Historian Will Durant wrote in one of his books about “the few” who he said delight in thinking and understanding, “who yearn not for goods, nor for victory, but for knowledge; who leave both market and battlefield to lose themselves in the quiet clarity of secluded thought; whose will is a light rather than a fire, whose haven is not power but truth.” “These are the people” he wrote, “who stand aside unused by the world.”
How perplexing that so often it is thinking people, gentle souls, soft spoken individuals, people of spiritual depth, unprofaned, compassionate to a fault, who “stand aside unused by the world.”
I know these people. I have met them over the years. I have worked with them. They have been neighbors. They have been amazing friends. They live in quiet, modest homes, warm with welcome, blanketed with love.
They are not famous. They have no massive assets. They do not run big companies. Their impact is not in power, or financial resources, or social influence. They do not manipulate others. People are not cowered by their presence. They radiate humility, not arrogance. They display authenticity, not feigned importance.
And yet, in the complicated workings of government, religion, social justice, policing, the courts, the university presidency, the corporate board room, the agency CEO, and elsewhere, society almost always tends to dismiss those who delight in thinking and understanding, the self-effacing, the soft-spoken person discreet with dignity and honor.
Instead, society goes for the assertive, the brassy, the domineering; the person and people who plow through others on their way to whatever ambition consumes them.
In the Amazon Prime Television series, “Suits,” now in its sixth season, we see the struggle between these differences in people. In a large Manhattan law firm, senior partner Harvey Specter (played by Gabriel Macht) brings in college dropout, Mike Ross (Patrick J. Adams). Ross, who never made it to law school, nevertheless presents himself to the firm as a young attorney.
Harvey Specter, handsome, brilliant and urbane, a Harvard law grad, is about winning. And about himself. Mike Ross, a whiz kid in law with a photographic memory, is still in possession of a conscience and struggles with his own secret lie and the often ruthlessness and savagery of the attorneys in expensive suits, especially the odious Louis Litt (Rick Hoffman), a shady and diabolical partner in the firm.
Specter is unapologetic in his arrogance. His reputation is solid. He’s a closer. He gets the job done. The client is everything. Whatever it takes to win, he will use it. Ross on the other hand, carries that conscience of his around, more of a light than a fire. Justice is more important to him than winning. For him, doing what is right, what is humane, transcends doing what wins the case.

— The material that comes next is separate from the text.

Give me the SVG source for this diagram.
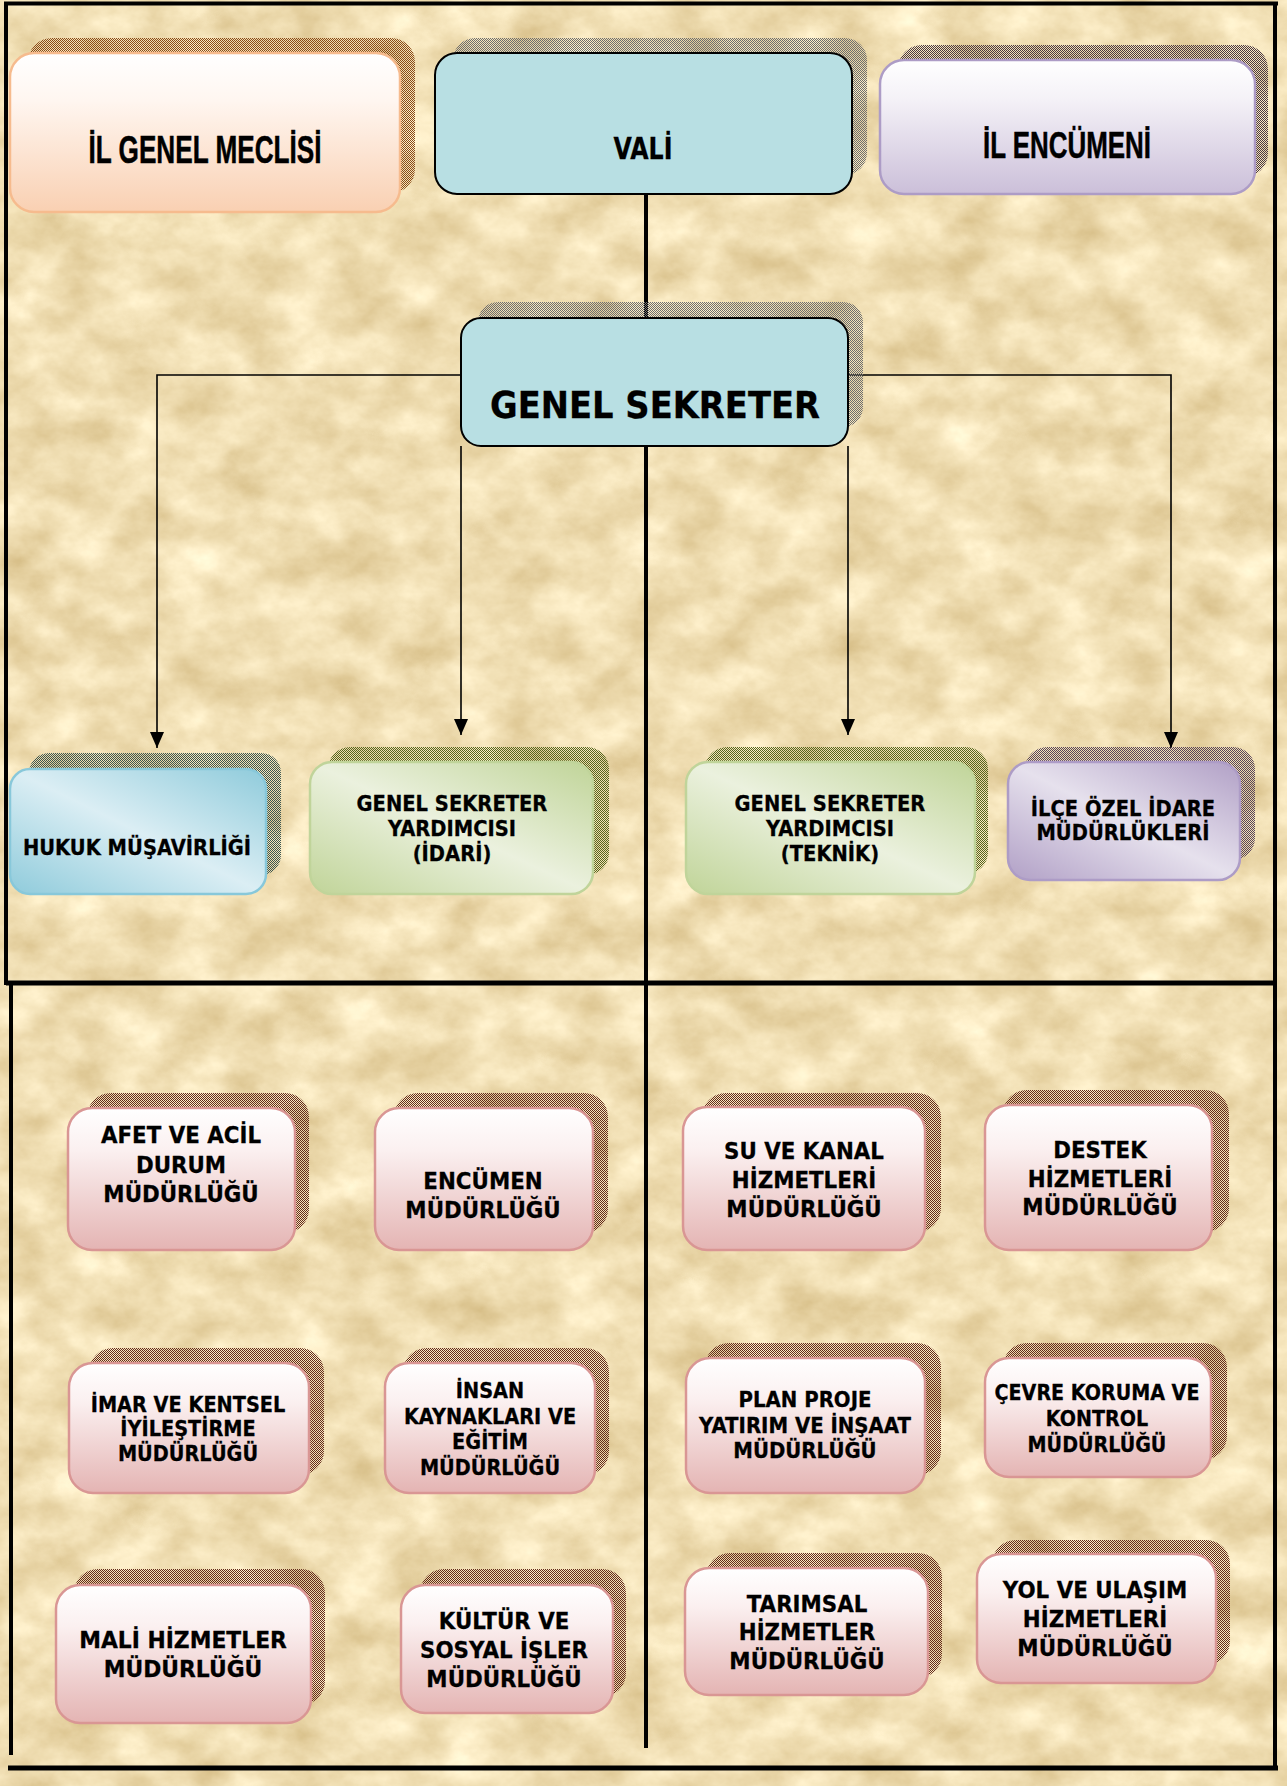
<svg xmlns="http://www.w3.org/2000/svg" width="1287" height="1786" viewBox="0 0 1287 1786">
<defs>
<style>
.t{font-family:"DejaVu Sans",Verdana,sans-serif;font-weight:bold;text-anchor:middle;fill:#000;stroke:#000;stroke-width:0.3}
.ta{font-family:"Liberation Sans",Arial,sans-serif;font-weight:bold;text-anchor:middle;fill:#000;stroke:#000;stroke-width:0.5}
.conn{stroke:#000;stroke-width:1.6;fill:none}
.frame{stroke:#000;fill:none}
.pink{fill:url(#gPink);stroke:#d99694;stroke-width:2.5}
.shP{fill:url(#dMaroon)}
.s21{font-size:21px}
.s23{font-size:23px}
</style>
<filter id="parch" x="0" y="0" width="1" height="1" color-interpolation-filters="sRGB">
<feTurbulence type="fractalNoise" baseFrequency="0.018 0.024" numOctaves="5" seed="7"/>
<feColorMatrix type="matrix" values="0.22 0 0 0 0.83  0.28 0 0 0 0.73  0.38 0 0 0 0.51  0 0 0 0 1"/>
</filter>
<linearGradient id="gMec" x1="0" y1="0" x2="0" y2="1"><stop offset="0" stop-color="#ffffff"/><stop offset="0.3" stop-color="#fff6f0"/><stop offset="1" stop-color="#f9d0b2"/></linearGradient>
<linearGradient id="gEnc" x1="0" y1="0" x2="0" y2="1"><stop offset="0" stop-color="#ffffff"/><stop offset="0.3" stop-color="#f4f1f7"/><stop offset="1" stop-color="#cbbfd9"/></linearGradient>
<linearGradient id="gPink" x1="0" y1="0" x2="0" y2="1"><stop offset="0" stop-color="#ffffff"/><stop offset="0.3" stop-color="#fbf0f0"/><stop offset="1" stop-color="#e4b4b3"/></linearGradient>
<linearGradient id="gBlue" x1="0" y1="1" x2="1" y2="0"><stop offset="0" stop-color="#8fcbdb"/><stop offset="0.5" stop-color="#dbeef4"/><stop offset="1" stop-color="#8fcbdb"/></linearGradient>
<linearGradient id="gGreen" x1="0" y1="1" x2="1" y2="0"><stop offset="0" stop-color="#c0d498"/><stop offset="0.5" stop-color="#ebf1de"/><stop offset="1" stop-color="#c0d498"/></linearGradient>
<linearGradient id="gPurple" x1="0" y1="1" x2="1" y2="0"><stop offset="0" stop-color="#b1a0c6"/><stop offset="0.5" stop-color="#e6e1ed"/><stop offset="1" stop-color="#b1a0c6"/></linearGradient>
<pattern id="dBrown" width="2" height="2" patternUnits="userSpaceOnUse"><rect width="1" height="1" fill="#8a4a18"/><rect x="1" y="1" width="1" height="1" fill="#8a4a18"/></pattern>
<pattern id="dGrey" width="2" height="2" patternUnits="userSpaceOnUse"><rect width="1" height="1" fill="#6e6e6e"/><rect x="1" y="1" width="1" height="1" fill="#6e6e6e"/></pattern>
<pattern id="dPurp" width="2" height="2" patternUnits="userSpaceOnUse"><rect width="1" height="1" fill="#4a3842"/><rect x="1" y="1" width="1" height="1" fill="#4a3842"/></pattern>
<pattern id="dTeal" width="2" height="2" patternUnits="userSpaceOnUse"><rect width="1" height="1" fill="#3c5650"/><rect x="1" y="1" width="1" height="1" fill="#3c5650"/></pattern>
<pattern id="dOlive" width="2" height="2" patternUnits="userSpaceOnUse"><rect width="1" height="1" fill="#56661e"/><rect x="1" y="1" width="1" height="1" fill="#56661e"/></pattern>
<pattern id="dMauve" width="2" height="2" patternUnits="userSpaceOnUse"><rect width="1" height="1" fill="#58445a"/><rect x="1" y="1" width="1" height="1" fill="#58445a"/></pattern>
<pattern id="dMaroon" width="2" height="2" patternUnits="userSpaceOnUse"><rect width="1" height="1" fill="#642a1c"/><rect x="1" y="1" width="1" height="1" fill="#642a1c"/></pattern>
<marker id="arr" markerUnits="userSpaceOnUse" markerWidth="16" markerHeight="14" refX="16" refY="7" orient="auto"><path d="M0,0 L16,7 L0,14 z" fill="#000"/></marker>
</defs>

<rect x="0" y="0" width="1287" height="1786" fill="#ecdab0"/>
<rect x="0" y="0" width="1287" height="1786" filter="url(#parch)"/>

<g id="frame" class="frame">
<line x1="4" y1="3.5" x2="1278" y2="3.5" stroke-width="4"/>
<line x1="6" y1="2" x2="6" y2="985" stroke-width="4"/>
<line x1="11" y1="983" x2="11" y2="1755" stroke-width="4"/>
<line x1="1275" y1="2" x2="1275" y2="1770" stroke-width="4"/>
<line x1="6" y1="983" x2="1277" y2="983" stroke-width="5"/>
<line x1="8" y1="1768" x2="1278" y2="1768" stroke-width="5"/>
</g>

<g id="connectors">
<line x1="646" y1="194" x2="646" y2="1748" stroke="#000" stroke-width="4"/>
<path class="conn" d="M461,375 H157 V748" marker-end="url(#arr)"/>
<path class="conn" d="M461,446 V735" marker-end="url(#arr)"/>
<path class="conn" d="M848,375 H1171 V748" marker-end="url(#arr)"/>
<path class="conn" d="M848,446 V735" marker-end="url(#arr)"/>
</g>

<g id="il-genel-meclisi">
<rect x="28" y="38" width="387" height="155" rx="24" fill="url(#dBrown)"/>
<rect x="10" y="53" width="390" height="159" rx="24" fill="url(#gMec)" stroke="#f6bb8e" stroke-width="2.5"/>
<text class="ta" x="205" y="163" font-size="38" textLength="233" lengthAdjust="spacingAndGlyphs">İL GENEL MECLİSİ</text>
</g>

<g id="vali">
<rect x="453" y="38" width="414" height="137" rx="22" fill="url(#dGrey)"/>
<rect x="435" y="53" width="417" height="141" rx="22" fill="#b8dfe3" stroke="#000" stroke-width="2"/>
<text class="t" x="643" y="159" font-size="31" textLength="59" lengthAdjust="spacingAndGlyphs">VALİ</text>
</g>

<g id="il-encumeni">
<rect x="898" y="45" width="370" height="132" rx="24" fill="url(#dPurp)"/>
<rect x="880" y="60" width="375" height="134" rx="24" fill="url(#gEnc)" stroke="#ad9cc6" stroke-width="2.5"/>
<text class="ta" x="1067" y="158" font-size="36" textLength="168" lengthAdjust="spacingAndGlyphs">İL ENCÜMENİ</text>
</g>

<g id="genel-sekreter">
<rect x="478" y="302" width="385" height="125" rx="20" fill="url(#dGrey)"/>
<rect x="461" y="318" width="387" height="128" rx="20" fill="#b8dfe3" stroke="#000" stroke-width="2"/>
<text class="t" x="655" y="418" font-size="37" textLength="330" lengthAdjust="spacingAndGlyphs">GENEL SEKRETER</text>
</g>

<g id="hukuk-musavirligi">
<rect x="29" y="753" width="252" height="122" rx="20" fill="url(#dTeal)"/>
<rect x="10" y="769" width="256" height="125" rx="20" fill="url(#gBlue)" stroke="#88c8da" stroke-width="2.5"/>
<g transform="translate(137 0) scale(0.93 1)"><text class="t s21" x="0" y="855">HUKUK MÜŞAVİRLİĞİ</text></g>
</g>

<g id="gsy-idari">
<rect x="328" y="747" width="281" height="128" rx="22" fill="url(#dOlive)"/>
<rect x="310" y="762" width="283" height="132" rx="22" fill="url(#gGreen)" stroke="#c0d49a" stroke-width="2.5"/>
<g transform="translate(452 0) scale(0.93 1)"><text class="t s21"><tspan x="0" y="811">GENEL SEKRETER</tspan><tspan x="0" y="836">YARDIMCISI</tspan><tspan x="0" y="861">(İDARİ)</tspan></text></g>
</g>

<g id="gsy-teknik">
<rect x="705" y="747" width="283" height="127" rx="22" fill="url(#dOlive)"/>
<rect x="686" y="762" width="289" height="132" rx="22" fill="url(#gGreen)" stroke="#c0d49a" stroke-width="2.5"/>
<g transform="translate(830 0) scale(0.93 1)"><text class="t s21"><tspan x="0" y="811">GENEL SEKRETER</tspan><tspan x="0" y="836">YARDIMCISI</tspan><tspan x="0" y="861">(TEKNİK)</tspan></text></g>
</g>

<g id="ilce-ozel-idare">
<rect x="1025" y="747" width="230" height="113" rx="22" fill="url(#dMauve)"/>
<rect x="1008" y="762" width="232" height="118" rx="22" fill="url(#gPurple)" stroke="#ad9cc6" stroke-width="2.5"/>
<g transform="translate(1123 0) scale(0.93 1)"><text class="t s21"><tspan x="0" y="816">İLÇE ÖZEL İDARE</tspan><tspan x="0" y="840">MÜDÜRLÜKLERİ</tspan></text></g>
</g>

<g id="afet">
<rect class="shP" x="87" y="1093" width="222" height="140" rx="24"/>
<rect class="pink" x="68" y="1108" width="227" height="142" rx="24"/>
<g transform="translate(181 0) scale(0.93 1)"><text class="t s23"><tspan x="0" y="1143">AFET VE ACİL</tspan><tspan x="0" y="1173">DURUM</tspan><tspan x="0" y="1202">MÜDÜRLÜĞÜ</tspan></text></g>
</g>

<g id="encumen">
<rect class="shP" x="394" y="1093" width="214" height="140" rx="24"/>
<rect class="pink" x="375" y="1108" width="218" height="142" rx="24"/>
<g transform="translate(483 0) scale(0.93 1)"><text class="t s23"><tspan x="0" y="1189">ENCÜMEN</tspan><tspan x="0" y="1218">MÜDÜRLÜĞÜ</tspan></text></g>
</g>

<g id="su-kanal">
<rect class="shP" x="702" y="1093" width="239" height="139" rx="24"/>
<rect class="pink" x="683" y="1107" width="242" height="143" rx="24"/>
<g transform="translate(804 0) scale(0.93 1)"><text class="t s23"><tspan x="0" y="1159">SU VE KANAL</tspan><tspan x="0" y="1188">HİZMETLERİ</tspan><tspan x="0" y="1217">MÜDÜRLÜĞÜ</tspan></text></g>
</g>

<g id="destek">
<rect class="shP" x="1003" y="1090" width="226" height="142" rx="24"/>
<rect class="pink" x="985" y="1105" width="227" height="145" rx="24"/>
<g transform="translate(1100 0) scale(0.93 1)"><text class="t s23"><tspan x="0" y="1158">DESTEK</tspan><tspan x="0" y="1187">HİZMETLERİ</tspan><tspan x="0" y="1215">MÜDÜRLÜĞÜ</tspan></text></g>
</g>

<g id="imar">
<rect class="shP" x="89" y="1348" width="235" height="127" rx="24"/>
<rect class="pink" x="69" y="1363" width="240" height="130" rx="24"/>
<g transform="translate(188 0) scale(0.92 1)"><text class="t s21"><tspan x="0" y="1412">İMAR VE KENTSEL</tspan><tspan x="0" y="1436">İYİLEŞTİRME</tspan><tspan x="0" y="1461">MÜDÜRLÜĞÜ</tspan></text></g>
</g>

<g id="insan-kaynaklari">
<rect class="shP" x="403" y="1348" width="206" height="127" rx="24"/>
<rect class="pink" x="385" y="1363" width="210" height="130" rx="24"/>
<g transform="translate(490 0) scale(0.92 1)"><text class="t s21"><tspan x="0" y="1398">İNSAN</tspan><tspan x="0" y="1424">KAYNAKLARI VE</tspan><tspan x="0" y="1449">EĞİTİM</tspan><tspan x="0" y="1475">MÜDÜRLÜĞÜ</tspan></text></g>
</g>

<g id="plan-proje">
<rect class="shP" x="705" y="1343" width="236" height="132" rx="24"/>
<rect class="pink" x="686" y="1358" width="239" height="135" rx="24"/>
<g transform="translate(805 0) scale(0.94 1)"><text class="t s21"><tspan x="0" y="1407">PLAN PROJE</tspan><tspan x="0" y="1433">YATIRIM VE İNŞAAT</tspan><tspan x="0" y="1458">MÜDÜRLÜĞÜ</tspan></text></g>
</g>

<g id="cevre">
<rect class="shP" x="1003" y="1343" width="224" height="117" rx="24"/>
<rect class="pink" x="985" y="1358" width="226" height="119" rx="24"/>
<g transform="translate(1097 0) scale(0.91 1)"><text class="t s21"><tspan x="0" y="1400">ÇEVRE KORUMA VE</tspan><tspan x="0" y="1426">KONTROL</tspan><tspan x="0" y="1452">MÜDÜRLÜĞÜ</tspan></text></g>
</g>

<g id="mali">
<rect class="shP" x="74" y="1569" width="251" height="136" rx="24"/>
<rect class="pink" x="56" y="1585" width="255" height="138" rx="24"/>
<g transform="translate(183 0) scale(0.95 1)"><text class="t s23"><tspan x="0" y="1648">MALİ HİZMETLER</tspan><tspan x="0" y="1677">MÜDÜRLÜĞÜ</tspan></text></g>
</g>

<g id="kultur">
<rect class="shP" x="420" y="1569" width="206" height="128" rx="24"/>
<rect class="pink" x="401" y="1585" width="212" height="128" rx="24"/>
<g transform="translate(504 0) scale(0.93 1)"><text class="t s23"><tspan x="0" y="1629">KÜLTÜR VE</tspan><tspan x="0" y="1658">SOSYAL İŞLER</tspan><tspan x="0" y="1687">MÜDÜRLÜĞÜ</tspan></text></g>
</g>

<g id="tarimsal">
<rect class="shP" x="706" y="1553" width="236" height="125" rx="24"/>
<rect class="pink" x="685" y="1568" width="243" height="127" rx="24"/>
<g transform="translate(807 0) scale(0.93 1)"><text class="t s23"><tspan x="0" y="1612">TARIMSAL</tspan><tspan x="0" y="1640">HİZMETLER</tspan><tspan x="0" y="1669">MÜDÜRLÜĞÜ</tspan></text></g>
</g>

<g id="yol-ulasim">
<rect class="shP" x="992" y="1540" width="238" height="125" rx="24"/>
<rect class="pink" x="977" y="1554" width="239" height="129" rx="24"/>
<g transform="translate(1095 0) scale(0.93 1)"><text class="t s23"><tspan x="0" y="1598">YOL VE ULAŞIM</tspan><tspan x="0" y="1627">HİZMETLERİ</tspan><tspan x="0" y="1656">MÜDÜRLÜĞÜ</tspan></text></g>
</g>
</svg>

In his first mock trial, Mike Ross puts aside his compassion and goes for the kill. He has the witness rattled and in actual tears even though she’s a paralegal and knows it’s just a practice trial. But then at the last minute Ross backs off, hesitates, and ends his questioning only to lose the case.
Harvey’s motto is: “Sometimes good guys gotta do bad things to make the bad guys pay.” And, it usually works. While Harvey Specter is finding every loophole and deftly getting around ages old legal precepts and Constitutional edicts, Mike Ross is searching his soul. He represents those “who stand aside unused by the world.”
Harvey mentors Mike in the harsh intricacies of the law; Mike softens Harvey with intelligence, wit, and feelings for others.
The series helps us explore the larger world in which we all live where the struggle to be human is often tested daily. We learn that winning is important and has its rewards. But at what cost to our own sense of decency, self-worth, and compassion for others. Will cockiness always be society’s first choice, or can the gentle power their way to usefulness as well?
That’s a struggle worthy of our lives.